Experimental v2/channel and consumer group #1661

mschristensen · 2024-03-01T18:29:46Z

Labelled draft as not intended to merge. We will create a special release tag from this branch for customers requiring preview access to this functionality.

Adds a client-side simulation of channel + consumer groups functionality.

A channel group identifies a set of channels using a regular expression. The client SDK is responsible for subscribing to channels that match the regex as they become active and unsubscribing as they become inactive. Active channels are made known to the client via a dedicated channel named $ably:active which for the POC is published to by a lambda integration rule.

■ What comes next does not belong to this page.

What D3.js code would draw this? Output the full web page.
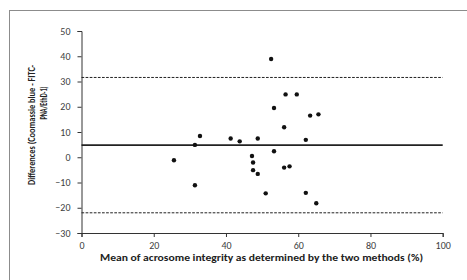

The set of channels in the channel group can be partitioned across a set of consumers that share the same consumerGroup.name. Consumers become aware of one another via presence on a channel with the same name as the consumer group. Channels are partitioned according to a simple modulo hash based partitioning scheme.

// subscribes to all active channels matching `foo:*`
const group = client.channelGroups.get('foo:.*', { consumerGroup: { name: 'group' } });
await group.subscribe((channel, msg) => console.log(`received message ${msg.name} on ${channel}`));

This implementation is intended to demonstrate the channel/consumer groups functionality and is not intended for usage in production. In a production-ready implementation, channel and consumer groups will be implemented in the backend realtime system and the client implementation will be much simpler. However this PR is indicative of what the public API would look like (except for some clearly-labelled simulation-specific configuration).

ttypic

Implementation looks good, I am happy to release with experiment tag

src/common/lib/util/hashring.ts

modules.d.ts

VeskeR

LGTM overall, small comment about polyfill.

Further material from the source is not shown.